I already tried to change the type of itemList to ArrayList, CopyOnWriteArrayList, Vector. Makes the method addItem synchronized, changed its call on the synchronized block. All this only changes the number of elements a little, but the final thousand can not be obtained.
I also tried to parse a smaller number of pages (ten). As the result the list is empty, but in the console all 10.
If I remove multi-threading, then everything works fine, but, of course, slowly. That's not good.
If decrease the number of concurrent threads, the number of items in the list is close to the desired 1000, if increase - a little distanced from 1000. That is, I think, there is a struggle for the ability to record to the list. But then why are synchronization not working?
What's the problem?
After your parse() call returns, all of your 1000 Threads have been started, but it is not guaranteed that they are finished. In fact, they aren't that's the problem you see. I would heavily recommend not write this by yourself but use the tools provided for this kind of job by the SDK.
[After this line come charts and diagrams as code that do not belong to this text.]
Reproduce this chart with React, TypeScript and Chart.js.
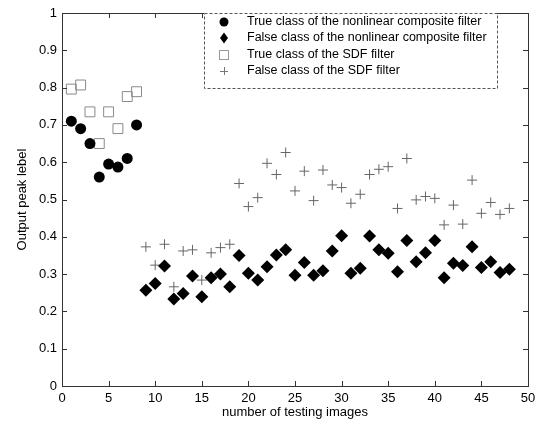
import React, { useEffect, useRef } from "react";
import { Chart, registerables } from "chart.js";

Chart.register(...registerables);

// ---- data ----
const trueX = [1, 2, 3, 4, 5, 6, 7, 8];
const trueNonlinear = [0.71, 0.69, 0.65, 0.56, 0.595, 0.587, 0.61, 0.70];
const trueSDF = [0.796, 0.807, 0.735, 0.65, 0.735, 0.69, 0.776, 0.789];

const falseX = [
  9, 10, 11, 12, 13, 14, 15, 16, 17, 18, 19, 20, 21, 22, 23, 24, 25, 26, 27, 28,
  29, 30, 31, 32, 33, 34, 35, 36, 37, 38, 39, 40, 41, 42, 43, 44, 45, 46, 47, 48,
];
const falseNonlinear = [
  0.257, 0.275, 0.322, 0.233, 0.248, 0.295, 0.239, 0.29, 0.30, 0.266,
  0.35, 0.302, 0.284, 0.32, 0.351, 0.365, 0.297, 0.331, 0.297, 0.309,
  0.362, 0.403, 0.302, 0.316, 0.402, 0.365, 0.356, 0.306, 0.39, 0.333,
  0.357, 0.39, 0.29, 0.329, 0.323, 0.373, 0.318, 0.333, 0.304, 0.313,
];
const falseSDF = [
  0.373, 0.324, 0.38, 0.266, 0.362, 0.365, 0.284, 0.357, 0.371, 0.38,
  0.543, 0.481, 0.505, 0.597, 0.567, 0.626, 0.523, 0.576, 0.497, 0.579,
  0.539, 0.532, 0.49, 0.514, 0.567, 0.581, 0.588, 0.476, 0.61, 0.499,
  0.508, 0.503, 0.432, 0.485, 0.434, 0.552, 0.463, 0.492, 0.46, 0.476,
];

const xTicks = [0, 5, 10, 15, 20, 25, 30, 35, 40, 45, 50];
const yTicks = [0, 0.1, 0.2, 0.3, 0.4, 0.5, 0.6, 0.7, 0.8, 0.9, 1];
const yTickLabels = ["0", "0.1", "0.2", "0.3", "0.4", "0.5", "0.6", "0.7", "0.8", "0.9", "1"];

const seriesLabels = [
  "True class of the nonlinear composite filter",
  "False class of the nonlinear composite filter",
  "True class of the SDF filter",
  "False class of the SDF filter",
];

const FONT = "'Liberation Sans', Arial, sans-serif";

const zip = (xs: number[], ys: number[]) => xs.map((x, i) => ({ x, y: ys[i] }));

const framePlugin = {
  id: "matlabFrame",
  afterDatasetsDraw(chart: any) {
    const { ctx, chartArea: a, scales } = chart;
    const xs = scales.x;
    const ys = scales.y;
    ctx.save();
    ctx.strokeStyle = "#333";
    ctx.lineWidth = 1;
    ctx.strokeRect(a.left + 0.5, a.top + 0.5, a.right - a.left, a.bottom - a.top);
    ctx.beginPath();
    const tl = 5;
    xTicks.forEach((v) => {
      const px = Math.round(xs.getPixelForValue(v)) + 0.5;
      ctx.moveTo(px, a.bottom);
      ctx.lineTo(px, a.bottom - tl);
      ctx.moveTo(px, a.top);
      ctx.lineTo(px, a.top + tl);
    });
    yTicks.forEach((v) => {
      const py = Math.round(ys.getPixelForValue(v)) + 0.5;
      ctx.moveTo(a.left, py);
      ctx.lineTo(a.left + tl, py);
      ctx.moveTo(a.right, py);
      ctx.lineTo(a.right - tl, py);
    });
    ctx.stroke();

    // legend
    const bx = 204, by = 13, bw = 293, bh = 75;
    ctx.fillStyle = "#fff";
    ctx.fillRect(bx, by, bw, bh);
    ctx.setLineDash([3, 2]);
    ctx.strokeStyle = "#555";
    ctx.strokeRect(bx + 0.5, by + 0.5, bw, bh);
    ctx.setLineDash([]);
    const rowY = [22, 38, 55, 71];
    const mx = 224;
    ctx.font = `12.5px ${FONT}`;
    ctx.textBaseline = "middle";
    ctx.textAlign = "left";
    rowY.forEach((y, i) => {
      ctx.fillStyle = "#000";
      ctx.fillText(seriesLabels[i], 247, y);
      ctx.beginPath();
      if (i === 0) {
        ctx.arc(mx, y, 4.5, 0, Math.PI * 2);
        ctx.fillStyle = "#000";
        ctx.fill();
      } else if (i === 1) {
        ctx.moveTo(mx, y - 5.5);
        ctx.lineTo(mx + 4, y);
        ctx.lineTo(mx, y + 5.5);
        ctx.lineTo(mx - 4, y);
        ctx.closePath();
        ctx.fillStyle = "#000";
        ctx.fill();
      } else if (i === 2) {
        ctx.strokeStyle = "#999";
        ctx.strokeRect(mx - 4.5, y - 4.5, 9, 9);
      } else {
        ctx.strokeStyle = "#777";
        ctx.moveTo(mx - 4, y + 0.5);
        ctx.lineTo(mx + 4, y + 0.5);
        ctx.moveTo(mx + 0.5, y - 4);
        ctx.lineTo(mx + 0.5, y + 4);
        ctx.stroke();
      }
    });
    ctx.restore();
  },
};

export default function App() {
  const ref = useRef<HTMLCanvasElement | null>(null);
  useEffect(() => {
    document.body.style.margin = "0";
    const chart = new Chart(ref.current as HTMLCanvasElement, {
      type: "scatter",
      data: {
        datasets: [
          {
            label: seriesLabels[0],
            data: zip(trueX, trueNonlinear),
            pointStyle: "circle",
            pointRadius: 5.5,
            backgroundColor: "#000",
            borderColor: "#000",
            borderWidth: 0,
          },
          {
            label: seriesLabels[1],
            data: zip(falseX, falseNonlinear),
            pointStyle: "rectRot",
            pointRadius: 6.5,
            backgroundColor: "#000",
            borderColor: "#000",
            borderWidth: 0,
          },
          {
            label: seriesLabels[2],
            data: zip(trueX, trueSDF),
            pointStyle: "rect",
            pointRadius: 7,
            backgroundColor: "rgba(0,0,0,0)",
            borderColor: "#8a8a8a",
            borderWidth: 1,
          },
          {
            label: seriesLabels[3],
            data: zip(falseX, falseSDF),
            pointStyle: "cross",
            pointRadius: 5,
            backgroundColor: "rgba(0,0,0,0)",
            borderColor: "#666",
            borderWidth: 1,
          },
        ],
      },
      options: {
        animation: false,
        responsive: false,
        maintainAspectRatio: false,
        layout: { padding: { left: 0, top: 13, right: 15, bottom: 0 } },
        plugins: { legend: { display: false }, tooltip: { enabled: false } },
        scales: {
          x: {
            type: "linear",
            min: 0,
            max: 50,
            afterBuildTicks: (s: any) => {
              s.ticks = xTicks.map((v) => ({ value: v }));
            },
            afterFit: (s: any) => {
              s.height = 39;
            },
            grid: { display: false, drawTicks: false },
            border: { display: false },
            ticks: { color: "#000", font: { family: FONT, size: 13 }, padding: 5, maxRotation: 0 },
            title: {
              display: true,
              text: "number of testing images",
              color: "#000",
              font: { family: FONT, size: 13 },
              padding: { top: 0, bottom: 5 },
            },
          },
          y: {
            type: "linear",
            min: 0,
            max: 1,
            afterBuildTicks: (s: any) => {
              s.ticks = yTicks.map((v) => ({ value: v }));
            },
            afterFit: (s: any) => {
              s.width = 62;
            },
            grid: { display: false, drawTicks: false },
            border: { display: false },
            ticks: {
              color: "#000",
              font: { family: FONT, size: 13 },
              padding: 5,
              callback: (_v: any, i: number) => yTickLabels[i],
            },
            title: {
              display: true,
              text: "Output peak lebel",
              color: "#000",
              font: { family: FONT, size: 13 },
              padding: { top: 15, bottom: 0 },
            },
          },
        },
      },
      plugins: [framePlugin],
    });
    return () => chart.destroy();
  }, []);
  return (
    <div style={{ position: "absolute", left: 0, top: 0, width: 543, height: 425, background: "#fff" }}>
      <canvas ref={ref} width={543} height={425} style={{ width: 543, height: 425 }} />
    </div>
  );
}
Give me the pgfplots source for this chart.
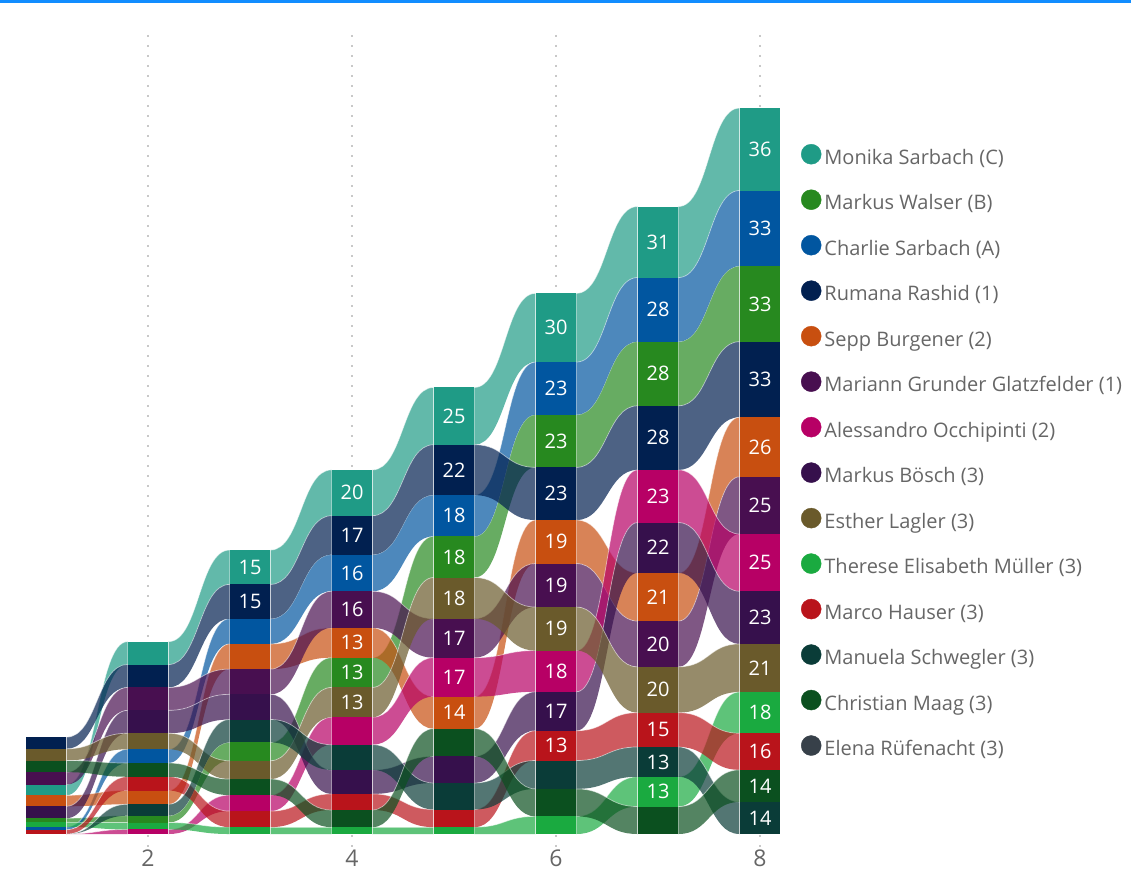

The documentation Thread Pools and the ThreadPoolExecutor are e.g. a good starting point. Again, don't implement this yourself if you are not absolutely sure you have too, because writing such multi-threading code is pure pain.
Your code should look something like this:
ExecutorService executor = Executors.newFixedThreadPool(20);
List<Future<?>> futures = new ArrayList<Future<?>>(1000);
for (int i = 0; i < 1000; i++) {
futures.add(executor.submit(new Runnable() {...}));
}
for (Future<?> f : futures) {
f.get();
}
There is no problem with the code, it is working as you have coded. the problem is with the last iteration. rest all iterations will work properly, but during the last iteration which is from 980 to 1000, the threads are created, but the main process, does not waits for the other thread to complete, and then return the list. therefore you will be getting some odd number between 980 to 1000, if you are working with 20 threads at a time.
Now you can try adding Thread.wait(50), before returning the list, in that case your main thread will wait, some time, and may be by the time, other threads might finish the processing.
or you can use some syncronization API from java. Instead of Thread.wait(), use CountDownLatch, this will help you to wait for the threads to complete the processing, and then you can create new threads.